If you are taking regular medication that your doctor has told you that you can have on a repeat prescription, you can hand in your request at reception between 8.30am and 6pm Monday to Friday (we have a post box on the wall so you don’t have to queue).
Alternatively, you can post your request to us – if you include a stamped addressed envelope we will post it back to you.
If you wish to fax us your request the fax number is 0191 5843 786.
You can telephone us to order your repeat prescription 0191 5842632 between the times 9.30am – 12noon, and 1.30 – 6pm.
You can also order online using the form below. Our local pharmacies also offer collection schemes – ask reception for more details on this service.
When ordering you must be able to give us the names of the medication you require. If you find you are having to order your medication at different times throughout the month, just let us know and we will bring your drugs in line to allow you to order everything at the same time. Prescriptions will be ready for collection within two working days
The doctor will normally undertake a review of your medication once a year, or more regularly in certain circumstances. The date of your next review can be found on the sheet attached to your prescription.
Reception staff are unable to change or issue medication that has not been authorised by a doctor and they cannot hand out prescriptions to callers under the age of 16.
Non-urgent advice: Clarification of Private Prescribing
We are aware that given current NHS wait times, some of our patients opt to see a private doctor, this statement clarifies our position on prescriptions.
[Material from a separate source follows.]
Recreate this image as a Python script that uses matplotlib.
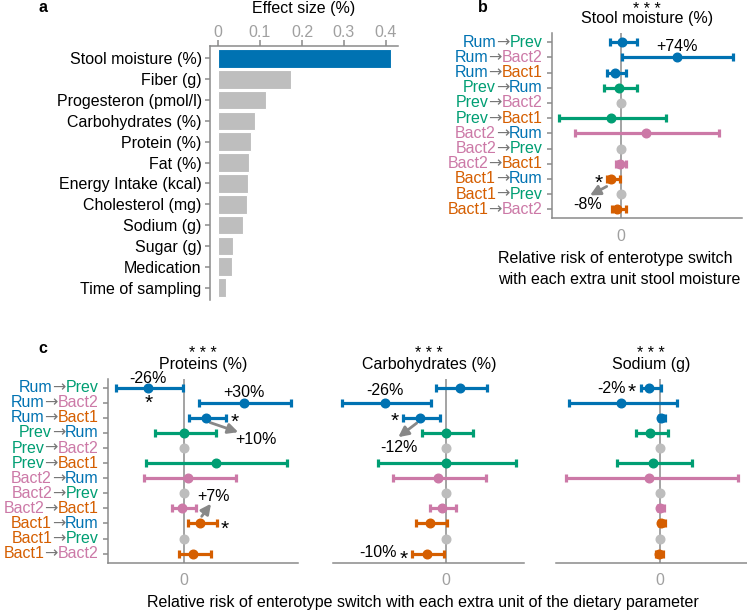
import numpy as np
import matplotlib.pyplot as plt
from matplotlib.offsetbox import TextArea, HPacker, AnnotationBbox

plt.rcParams['font.family'] = ['Liberation Sans', 'DejaVu Sans']
plt.rcParams['font.size'] = 11.5

W, H = 747, 611

# panel a: effect size of each covariate
factors = ['Stool moisture (%)', 'Fiber (g)', 'Progesteron (pmol/l)',
           'Carbohydrates (%)', 'Protein (%)', 'Fat (%)', 'Energy Intake (kcal)',
           'Cholesterol (mg)', 'Sodium (g)', 'Sugar (g)', 'Medication',
           'Time of sampling']
effect_size = [0.411, 0.174, 0.114, 0.087, 0.078, 0.075, 0.071, 0.070,
               0.060, 0.036, 0.033, 0.019]

# enterotype transitions (rows of panels b and c)
sources = ['Rum', 'Rum', 'Rum', 'Prev', 'Prev', 'Prev',
           'Bact2', 'Bact2', 'Bact2', 'Bact1', 'Bact1', 'Bact1']
targets = ['Prev', 'Bact2', 'Bact1', 'Rum', 'Bact2', 'Bact1',
           'Rum', 'Prev', 'Bact1', 'Rum', 'Prev', 'Bact2']

nan = np.nan
# panel b: stool moisture (estimate, lower, upper); nan = not estimable
stool_est = [0.007, 0.557, -0.060, -0.017, nan, -0.100, 0.250, nan, -0.010, -0.103, nan, -0.037]
stool_lo = [-0.110, 0.010, -0.137, -0.167, nan, -0.617, -0.463, nan, -0.050, -0.143, nan, -0.087]
stool_hi = [0.157, 1.123, 0.047, 0.157, nan, 0.447, 0.983, nan, 0.047, -0.010, nan, 0.050]

# panel c
prot_est = [-0.360, 0.597, 0.217, 0.000, nan, 0.314, 0.040, nan, -0.026, 0.160, nan, 0.090]
prot_lo = [-0.680, 0.147, 0.044, -0.290, nan, -0.383, -0.400, nan, -0.126, 0.040, nan, -0.053]
prot_hi = [-0.016, 1.064, 0.414, 0.317, nan, 1.030, 0.514, nan, 0.114, 0.324, nan, 0.267]

carb_est = [0.143, -0.607, -0.257, 0.000, nan, 0.000, -0.080, nan, -0.040, -0.157, nan, -0.190]
carb_lo = [-0.097, -1.033, -0.430, -0.240, nan, -0.673, -0.523, nan, -0.157, -0.300, nan, -0.340]
carb_hi = [0.410, -0.150, -0.057, 0.270, nan, 0.703, 0.403, nan, 0.100, 0.017, nan, -0.017]

sod_est = [-0.110, -0.397, 0.003, -0.103, nan, -0.077, -0.110, nan, -0.003, 0.003, nan, -0.010]
sod_lo = [-0.197, -0.917, -0.013, -0.243, nan, -0.430, -0.947, nan, -0.027, -0.013, nan, -0.047]
sod_hi = [0.007, 0.167, 0.047, 0.073, nan, 0.313, 0.777, nan, 0.040, 0.043, nan, 0.030]

PAL = {'Rum': '#0072B2', 'Prev': '#009E73', 'Bact2': '#CC79A7', 'Bact1': '#D55E00'}
GREY = '#8a8a8a'
TICKGREY = '#a0a0a0'
ARROWGREY = '#888888'
STAR = 15
STAR_MID = 0.47  # height of the asterisk's middle above the baseline, in em


def box(l, t, r, b):
    return [l / W, 1 - b / H, (r - l) / W, (b - t) / H]


def ftext(x, y, s, **kw):
    fig.text(x / W, 1 - y / H, s, **kw)


def star(ax, x, r):
    # shift so the asterisk itself sits on the row
    ax.annotate('*', (x, r), xytext=(0, -STAR_MID * STAR), textcoords='offset points',
                ha='center', va='baseline', size=STAR)


def arrow(ax, start, end):
    ax.annotate('', xy=end, xytext=start,
                arrowprops=dict(arrowstyle='-|>', color=ARROWGREY, lw=2,
                                mutation_scale=15, shrinkA=0, shrinkB=0))


def forest(ax, est, lo, hi, xlim, labels):
    rows = np.arange(1, 13)
    ax.axvline(0, color=GREY, lw=1.1, zorder=0)
    for i, r in enumerate(rows):
        if np.isnan(est[i]):
            ax.plot(0, r, 'o', color='#bdbdbd', ms=6.2, zorder=2)
        else:
            ax.errorbar(est[i], r, xerr=[[est[i] - lo[i]], [hi[i] - est[i]]],
                        fmt='o', color=PAL[sources[i]], ms=6.2, lw=2.3,
                        capsize=3, capthick=2.3, zorder=3)
    ax.set_ylim(12.6, 0.4)
    ax.set_xlim(*xlim)
    ax.set_xticks([0], ['0'])
    ax.tick_params(axis='x', length=0, pad=7.5, labelcolor=TICKGREY)
    for s in ['top', 'right']:
        ax.spines[s].set_visible(False)
    ax.spines['bottom'].set_color(GREY)
    ax.spines['bottom'].set_linewidth(1.1)
    ax.spines['left'].set_color(GREY)
    ax.spines['left'].set_linewidth(1.1)
    if labels:
        ax.set_yticks(rows, [''] * 12)
        ax.tick_params(axis='y', length=3.6, width=1.1, color=GREY)
        for i, r in enumerate(rows):
            parts = [TextArea(sources[i], textprops=dict(color=PAL[sources[i]])),
                     TextArea('\u2192', textprops=dict(color='#777777', family='DejaVu Sans')),
                     TextArea(targets[i], textprops=dict(color=PAL[targets[i]]))]
            pk = HPacker(children=parts, align='baseline', pad=0, sep=0)
            ab = AnnotationBbox(pk, (0, r), xycoords=('axes fraction', 'data'),
                                xybox=(-6.5, 0), boxcoords='offset points',
                                box_alignment=(1, 0.5), frameon=False, pad=0,
                                annotation_clip=False)
            ax.add_artist(ab)
    else:
        ax.spines['left'].set_visible(False)
        ax.set_yticks([])


def heading(xc, y_base, name, ls):
    # significance stars and the parameter name as one two-line text
    ftext(xc, y_base, '* * *\n' + name, ha='center', va='baseline',
          linespacing=ls, multialignment='center')


fig = plt.figure(figsize=(W / 100, H / 100), dpi=100)

# ---- panel a
ax_a = fig.add_axes(box(210, 46, 398, 300))
rows = np.arange(1, 13)
bar_colors = ['#0072B2'] + ['#bebebe'] * 11
ax_a.barh(rows, effect_size, height=0.9, color=bar_colors, edgecolor='white', linewidth=0.8)
ax_a.set_ylim(12.6, 0.4)
ax_a.set_xlim(-0.019, 0.4286)
ax_a.xaxis.tick_top()
ax_a.set_xticks([0, 0.1, 0.2, 0.3, 0.4], ['0', '0.1', '0.2', '0.3', '0.4'])
ax_a.set_yticks(rows, factors)
for s in ['bottom', 'right']:
    ax_a.spines[s].set_visible(False)
for s in ['top', 'left']:
    ax_a.spines[s].set_color(GREY)
    ax_a.spines[s].set_linewidth(1.1)
ax_a.tick_params(axis='x', length=4, width=1.1, color=GREY, labelcolor=TICKGREY, pad=0.5)
ax_a.tick_params(axis='y', length=3.6, width=1.1, color=GREY, pad=2.4)
ftext(304, 13, 'Effect size (%)', ha='center', va='baseline')

# ---- panel b
ax_b = fig.add_axes(box(551.7, 33.2, 741.7, 218.3))
forest(ax_b, stool_est, stool_lo, stool_hi, (-0.693, 1.207), True)
ax_b.text(0.557, 1.3, '+74%', ha='center', va='center')
star(ax_b, 1.217, 2.0)
star(ax_b, -0.227, 10.0)
arrow(ax_b, (-0.143, 10.5), (-0.31, 11.09))
ax_b.text(-0.33, 11.66, '-8%', ha='center', va='center')
heading(646.7, 23.3, 'Stool moisture (%)', 0.56)
ftext(497.7, 263.3, 'Relative risk of enterotype switch', ha='left', va='baseline')
ftext(497.7, 283.5, 'with each extra unit stool moisture', ha='left', va='baseline')

# ---- panel c
ax_p = fig.add_axes(box(107.7, 378.6, 298.3, 562.7))
forest(ax_p, prot_est, prot_lo, prot_hi, (-0.766, 1.14), True)
ax_p.text(-0.36, 0.42, '-26%', ha='center', va='center')
star(ax_p, -0.36, 1.75)
ax_p.text(0.597, 1.3, '+30%', ha='center', va='center')
star(ax_p, 1.15, 2.03)
star(ax_p, 0.504, 3.02)
arrow(ax_p, (0.257, 3.31), (0.54, 3.95))
ax_p.text(0.717, 4.46, '+10%', ha='center', va='center')
ax_p.text(0.29, 8.21, '+7%', ha='center', va='center')
arrow(ax_p, (0.174, 9.53), (0.267, 8.69))
star(ax_p, 0.40, 10.08)

ax_c = fig.add_axes(box(333.3, 378.6, 524.3, 562.7))
forest(ax_c, carb_est, carb_lo, carb_hi, (-1.124, 0.786), False)
star(ax_c, -1.14, 2.03)
ax_c.text(-0.607, 1.2, '-26%', ha='center', va='center')
star(ax_c, -0.514, 2.98)
arrow(ax_c, (-0.29, 3.35), (-0.474, 4.28))
ax_c.text(-0.464, 4.97, '-12%', ha='center', va='center')
ax_c.text(-0.674, 11.95, '-10%', ha='center', va='center')
star(ax_c, -0.424, 12.06)

ax_s = fig.add_axes(box(555.7, 378.6, 746.7, 562.7))
forest(ax_s, sod_est, sod_lo, sod_hi, (-1.046, 0.864), False)
ax_s.text(-0.486, 1.04, '-2%', ha='center', va='center')
star(ax_s, -0.286, 1.02)

for ax, name in [(ax_p, 'Proteins (%)'), (ax_c, 'Carbohydrates (%)'), (ax_s, 'Sodium (g)')]:
    pos = ax.get_position()
    heading((pos.x0 + pos.x1) / 2 * W, 368.5, name, 0.62)

ftext(422.5, 606.5, 'Relative risk of enterotype switch with each extra unit of the dietary parameter',
      ha='center', va='baseline')

# panel letters
ftext(43, 11.7, 'a', ha='center', va='baseline', weight='bold')
ftext(483.3, 11.7, 'b', ha='center', va='baseline', weight='bold')
ftext(43, 353.3, 'c', ha='center', va='baseline', weight='bold')

fig.savefig('out.png', dpi=100)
If you are seen privately by a doctor for a single episode of care any short-term medication required should be paid for by the patient as part of that package of care, e.g. if a patient has a private hip replacement- painkillers, blood thinners and antibiotics required as a result of the operation should be prescribed by the private provider.
A private consultation may identify a long-term condition which needs medication. If you ask us to take over prescribing of a medication recommended by a private doctor, we will need to be satisfied that prescribing is appropriate, responsible and what we would prescribe for other NHS patients with the same diagnosis. Whenever we prescribe medicine for you we are taking full responsibility for your care, even if the medicine is recommended for you by another doctor.
Therefore we will not prescribe medication in the following circumstances:
*We have not received adequate communication from the private doctor to explain the reasons you need the medicine and that they have discussed the safety of the medication.
*The medication is not prescribed on the NHS (blacklisted)
*The medication is only suitable for specialist-only prescribing and we do not have the specialist expertise to safely monitor the medication. (e.g. methylphenidate, lisdexamfetamine- ADHD medications, amiodarone- specialist cardiac medication, isotretinoin- acne treatment, lithium- mood stabiliser, goserelin- when used as a puberty blocker, immunosuppressants and chemotherapy)
*The use of the medication is not compatible with national or local prescribing guidelines
*Our local formulary can be viewed at https://nenc-sunderland.icb.nhs.uk/about-us/prescribing/pharmacy-guidelines/
*The medication is not licenced in the UK or is being used for a purpose not included in its UK licence
*We do not believe the medication is appropriate or necessary for you.
*You are seen by a private doctor without a GP referral i.e we can not be sure that the doctor is fully aware of your medical history
Please note that the same rules apply for other NHS doctors (e.g hospital specialists) asking GPs to take over prescribing of a medication.
The above are essential safeguards for us as doctors and prescribers. The General Medical Council advises us in “Duties of a Doctor” to prescribe in the best interest of the patient and only within our level of competence.
It is important to consider all potential costs when accessing a private consultant and this includes medication costs. If the medication applies to one of the above categories, you should speak to your private doctor to decide what to do next. You retain the option of a private prescription through your private doctor. Or, we would be happy to facilitate a referral to an NHS specialist if your medication is specialist-only.
Further information is available from:
British Medical Association Ethics Committee May 2009: The interface between NHS and private treatment: a practical guide for doctors in England, Wales and Northern Ireland http://bma.org.uk/practical-support-at-work
Department of Health March 2009: Guidance on NHS patients who wish to pay for additional private care.
General Medical Council April 2021: Good practice in prescribing and managing medicines and devices
Lots of medication is wasted every year in the NHS. Please help us by only ordering the items you need. Items will not be removed from your repeat prescription just because you are not ordering them every time.
Using the online service
This is an ordering service only and staff are not able to reply to e-mails. We have tried to make this repeat prescription service as secure as possible but confidentiality breaches can occur. The practice cannot be held responsible for information sent using this method.